--- START ---

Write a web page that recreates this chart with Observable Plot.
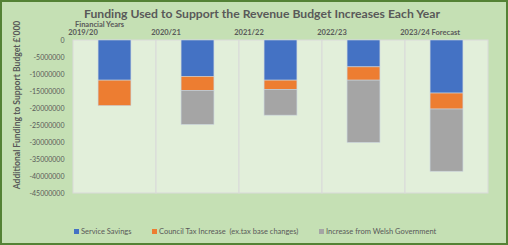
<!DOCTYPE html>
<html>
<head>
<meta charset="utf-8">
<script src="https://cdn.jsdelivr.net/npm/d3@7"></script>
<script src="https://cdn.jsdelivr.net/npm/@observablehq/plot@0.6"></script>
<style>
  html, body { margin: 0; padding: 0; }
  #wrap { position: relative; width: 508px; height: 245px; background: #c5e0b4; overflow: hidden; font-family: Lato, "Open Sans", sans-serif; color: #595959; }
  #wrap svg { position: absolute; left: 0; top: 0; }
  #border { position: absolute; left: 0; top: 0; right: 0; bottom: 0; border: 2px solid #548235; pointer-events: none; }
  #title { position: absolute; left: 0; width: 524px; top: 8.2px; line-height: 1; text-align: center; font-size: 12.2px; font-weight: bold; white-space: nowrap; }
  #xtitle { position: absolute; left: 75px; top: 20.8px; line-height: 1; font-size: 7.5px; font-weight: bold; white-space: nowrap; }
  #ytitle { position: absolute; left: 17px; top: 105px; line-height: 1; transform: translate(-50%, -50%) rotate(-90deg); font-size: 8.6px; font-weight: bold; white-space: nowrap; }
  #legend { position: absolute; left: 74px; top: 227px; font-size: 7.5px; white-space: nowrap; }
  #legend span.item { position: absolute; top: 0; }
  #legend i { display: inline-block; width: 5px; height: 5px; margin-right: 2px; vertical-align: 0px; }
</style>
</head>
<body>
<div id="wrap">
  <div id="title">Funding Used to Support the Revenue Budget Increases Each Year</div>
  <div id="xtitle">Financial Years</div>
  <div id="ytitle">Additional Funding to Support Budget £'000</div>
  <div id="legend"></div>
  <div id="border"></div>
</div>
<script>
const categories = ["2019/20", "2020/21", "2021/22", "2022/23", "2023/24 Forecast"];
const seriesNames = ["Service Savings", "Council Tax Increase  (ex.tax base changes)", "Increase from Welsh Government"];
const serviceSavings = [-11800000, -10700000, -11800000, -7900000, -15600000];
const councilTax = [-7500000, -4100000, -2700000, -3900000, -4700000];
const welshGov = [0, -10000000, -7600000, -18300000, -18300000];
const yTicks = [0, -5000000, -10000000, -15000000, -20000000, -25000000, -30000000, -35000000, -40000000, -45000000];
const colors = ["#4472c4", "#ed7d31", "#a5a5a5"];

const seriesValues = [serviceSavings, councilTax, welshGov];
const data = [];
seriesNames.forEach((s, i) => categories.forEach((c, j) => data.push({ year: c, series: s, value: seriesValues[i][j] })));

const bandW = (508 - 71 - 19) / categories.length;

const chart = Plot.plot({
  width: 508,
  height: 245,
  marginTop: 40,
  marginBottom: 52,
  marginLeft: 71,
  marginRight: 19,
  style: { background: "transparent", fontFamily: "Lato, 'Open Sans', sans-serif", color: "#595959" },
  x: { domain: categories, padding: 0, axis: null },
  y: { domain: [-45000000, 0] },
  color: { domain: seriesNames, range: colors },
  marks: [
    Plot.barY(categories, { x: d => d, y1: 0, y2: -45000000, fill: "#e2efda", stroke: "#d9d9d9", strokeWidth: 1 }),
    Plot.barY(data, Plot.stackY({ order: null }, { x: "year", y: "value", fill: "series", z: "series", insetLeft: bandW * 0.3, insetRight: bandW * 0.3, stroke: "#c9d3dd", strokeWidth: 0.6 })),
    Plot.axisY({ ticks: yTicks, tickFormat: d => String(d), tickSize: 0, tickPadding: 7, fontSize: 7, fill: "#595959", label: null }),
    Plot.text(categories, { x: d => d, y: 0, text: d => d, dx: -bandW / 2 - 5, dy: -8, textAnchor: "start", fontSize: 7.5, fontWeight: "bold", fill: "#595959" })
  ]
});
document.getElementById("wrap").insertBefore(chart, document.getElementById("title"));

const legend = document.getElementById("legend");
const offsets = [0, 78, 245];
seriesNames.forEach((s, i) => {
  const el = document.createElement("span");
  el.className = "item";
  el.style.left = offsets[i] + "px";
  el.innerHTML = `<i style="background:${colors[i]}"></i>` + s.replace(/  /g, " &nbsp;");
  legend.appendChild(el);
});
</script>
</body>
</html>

--- END ---

▶ [Short task] Reproduce the whole listing word for word, setting aside any pictures.

▶ [Solution]
Write a web page that recreates this chart with Observable Plot.
<!DOCTYPE html>
<html>
<head>
<meta charset="utf-8">
<script src="https://cdn.jsdelivr.net/npm/d3@7"></script>
<script src="https://cdn.jsdelivr.net/npm/@observablehq/plot@0.6"></script>
<style>
  html, body { margin: 0; padding: 0; }
  #wrap { position: relative; width: 508px; height: 245px; background: #c5e0b4; overflow: hidden; font-family: Lato, "Open Sans", sans-serif; color: #595959; }
  #wrap svg { position: absolute; left: 0; top: 0; }
  #border { position: absolute; left: 0; top: 0; right: 0; bottom: 0; border: 2px solid #548235; pointer-events: none; }
  #title { position: absolute; left: 0; width: 524px; top: 8.2px; line-height: 1; text-align: center; font-size: 12.2px; font-weight: bold; white-space: nowrap; }
  #xtitle { position: absolute; left: 75px; top: 20.8px; line-height: 1; font-size: 7.5px; font-weight: bold; white-space: nowrap; }
  #ytitle { position: absolute; left: 17px; top: 105px; line-height: 1; transform: translate(-50%, -50%) rotate(-90deg); font-size: 8.6px; font-weight: bold; white-space: nowrap; }
  #legend { position: absolute; left: 74px; top: 227px; font-size: 7.5px; white-space: nowrap; }
  #legend span.item { position: absolute; top: 0; }
  #legend i { display: inline-block; width: 5px; height: 5px; margin-right: 2px; vertical-align: 0px; }
</style>
</head>
<body>
<div id="wrap">
  <div id="title">Funding Used to Support the Revenue Budget Increases Each Year</div>
  <div id="xtitle">Financial Years</div>
  <div id="ytitle">Additional Funding to Support Budget £'000</div>
  <div id="legend"></div>
  <div id="border"></div>
</div>
<script>
const categories = ["2019/20", "2020/21", "2021/22", "2022/23", "2023/24 Forecast"];
const seriesNames = ["Service Savings", "Council Tax Increase  (ex.tax base changes)", "Increase from Welsh Government"];
const serviceSavings = [-11800000, -10700000, -11800000, -7900000, -15600000];
const councilTax = [-7500000, -4100000, -2700000, -3900000, -4700000];
const welshGov = [0, -10000000, -7600000, -18300000, -18300000];
const yTicks = [0, -5000000, -10000000, -15000000, -20000000, -25000000, -30000000, -35000000, -40000000, -45000000];
const colors = ["#4472c4", "#ed7d31", "#a5a5a5"];

const seriesValues = [serviceSavings, councilTax, welshGov];
const data = [];
seriesNames.forEach((s, i) => categories.forEach((c, j) => data.push({ year: c, series: s, value: seriesValues[i][j] })));

const bandW = (508 - 71 - 19) / categories.length;

const chart = Plot.plot({
  width: 508,
  height: 245,
  marginTop: 40,
  marginBottom: 52,
  marginLeft: 71,
  marginRight: 19,
  style: { background: "transparent", fontFamily: "Lato, 'Open Sans', sans-serif", color: "#595959" },
  x: { domain: categories, padding: 0, axis: null },
  y: { domain: [-45000000, 0] },
  color: { domain: seriesNames, range: colors },
  marks: [
    Plot.barY(categories, { x: d => d, y1: 0, y2: -45000000, fill: "#e2efda", stroke: "#d9d9d9", strokeWidth: 1 }),
    Plot.barY(data, Plot.stackY({ order: null }, { x: "year", y: "value", fill: "series", z: "series", insetLeft: bandW * 0.3, insetRight: bandW * 0.3, stroke: "#c9d3dd", strokeWidth: 0.6 })),
    Plot.axisY({ ticks: yTicks, tickFormat: d => String(d), tickSize: 0, tickPadding: 7, fontSize: 7, fill: "#595959", label: null }),
    Plot.text(categories, { x: d => d, y: 0, text: d => d, dx: -bandW / 2 - 5, dy: -8, textAnchor: "start", fontSize: 7.5, fontWeight: "bold", fill: "#595959" })
  ]
});
document.getElementById("wrap").insertBefore(chart, document.getElementById("title"));

const legend = document.getElementById("legend");
const offsets = [0, 78, 245];
seriesNames.forEach((s, i) => {
  const el = document.createElement("span");
  el.className = "item";
  el.style.left = offsets[i] + "px";
  el.innerHTML = `<i style="background:${colors[i]}"></i>` + s.replace(/  /g, " &nbsp;");
  legend.appendChild(el);
});
</script>
</body>
</html>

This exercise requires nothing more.